In an email, Watson told Daniel Gamba, the vice president of business development, at Cartan Global, that CONCACAF was in the process of setting up a Cayman office and had reserved two units for ISM Global.

Emails between Gamba and Watson showed that Cartan was eager to be awarded the CONCACAF contract before concluding the joint venture with Watson.

The proposed arrangement was established six months later in May 2013 but using what Watson called a “more sophisticated” company structure in Panama.

It involved two companies: Cartan International Management Inc, 100%-owned by Green Day Foundation, a Panamanian foundation controlled solely by Watson; and Cartan International Inc, a company co-owned by ISM and Cartan International Management.

The jury was shown a financial statement produced by Gamba for ISM which highlighted that the company had generated gross revenue of US$13.9 million from CONCACAF in 2013, resulting in a gross profit of $1.8 million and a net profit of $792,000.

This profit was shared, Watson claimed, in the Panama partnership.
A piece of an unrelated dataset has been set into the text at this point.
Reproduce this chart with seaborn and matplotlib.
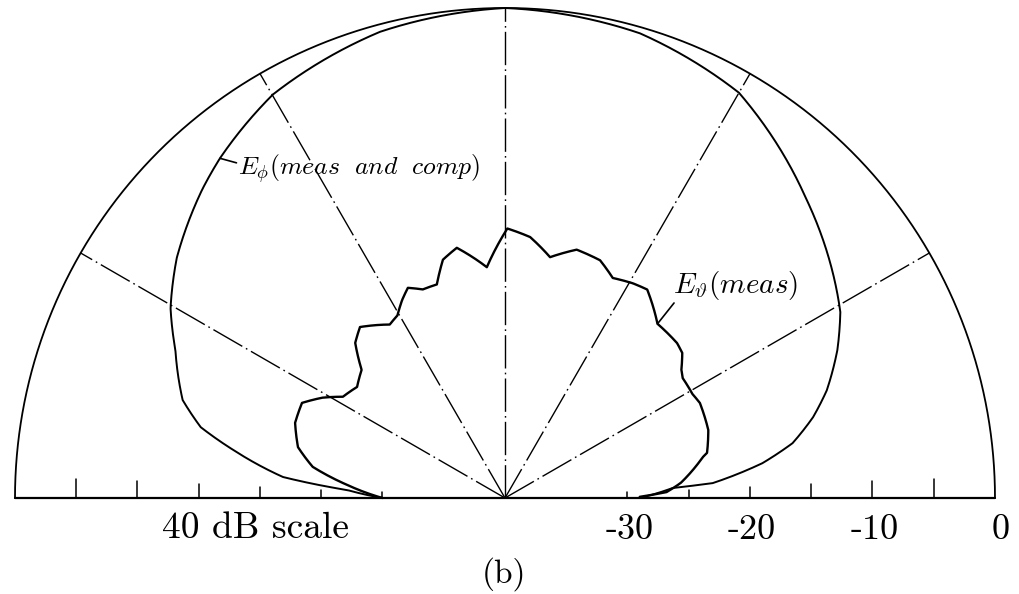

However, an erroneously named “Cayman Islands Foundation Payment” of $600,000 was deducted from his profit share of $396,000, leaving his profit share balance at – $204,000 for the following year.

Asked whether his value to the partnership, amounting to almost US$400,000 in 2013 alone, was that he could bring in contracts from CONCACAF, as he did for Forward Sports, Watson said he had transferable business skills and contacts all over the football fraternity “and through those relationships I could assist them”.

“You also did have Jeffrey Webb in CONCACAF,” Crown counsel Eloise Marshall said, noting that all of the partnership’s business in 2013 had come from CONCACAF.

Watson said he provided advisory services, dealt and negotiated with some clients and set up meetings with CONCACAF and the CFU.

Sponsorship converted to loans

Watson told the court that Cartan had made the $600,000 sponsorship payment to CIFA at his request because of his personal business relationship with the group.

When CIFA’s auditors contacted the owner of Cartan Global, David Elmore, he confirmed the payment but denied it was a loan. Through his lawyer, he also denied the existence of any Panama entity belonging to his group, emails presented at the trial show.

Watson said, when he realised that Cartan Global docked the money from his profit share in the Panama joint venture, he decided to transform the sponsorship payment into a loan from Cartan International Management Inc, the Panamanian company he controlled.

At the same time, he had made the “business decision” to also convert the $600,000 payment made by his other Panama company Forward Sports International Management Inc into a loan.

Watson and Blake discussed the conversion with Webb in February 2014 at a meeting Blake denies he participated in.

The prosecution alleges Watson and Blake created and backdated fake loan agreements to disguise the payments as loans.

The loan agreements were then presented to the auditors. The documents form the basis of false accounting charges against Watson and Blake, who signed the loan agreements as general secretary of CIFA.

The other signature on the loans belonged to the same Panamanian nominee director, Irina Abrego de Espinosa, who worked for corporate services provider Asiaciti.

Watson admitted that, before sending the loan agreements to the auditors, he recreated the documents in the middle of the night and copied and pasted Blake’s and Espinosa’s signatures onto to loans, because he did not have access to the originals.

Watson said the loans were just one of many documents the auditors had needed, to finalise their audit of CIFA the following day.

Watson claimed he had the right to use Watson’s and Espinosa’s signatures, who had purportedly signed the originals earlier that year.

The Crown asserts no such original loan documents existed.

Convoluted business structure

Watson said he did not disclose his beneficial interest in Cartan’s multimillion dollar contract with CONCACAF to the organisation’s finance committee, of which he was a member, because there was no requirement to do so.

The Crown contends that Watson used a deliberately convoluted business structure for his Forward Sports and Cartan companies to hide his involvement in their activities.

Watson’s Green Day Foundation, which did not need to publicly disclose its beneficial owner, was the legal owner of the companies. And the use of nominees in all business activities was designed to avoid any public reference of Watson in relation to the businesses, it was claimed.

Watson said they were common and perfectly legal structures that he adopted on the advice of his attorneys.

He claimed that he initially used a nominee for a Forward Sports company in Cayman because the company he worked for as managing director, Admiral Administration, was in merger negotiations at the time.

As part of the due diligence carried out on the company’s senior executives, Watson said he had already submitted information on his company ownerships and amending that information with a new company would have just added “another layer of delay”.

Traffic Sports payment

Watson denied that the $600,000 payment from Forward Sports International Management to CIFA necessarily included money from the three allegedly false invoices as the company’s Panama bank account received other funds as well.

This included a $1.1 million payment in December 2013 from Traffic Sports, a sports marketing and TV rights company, which Watson claimed was for equipment sponsorship to assist football associations in the region.

The order of that equipment had been deferred, he maintained.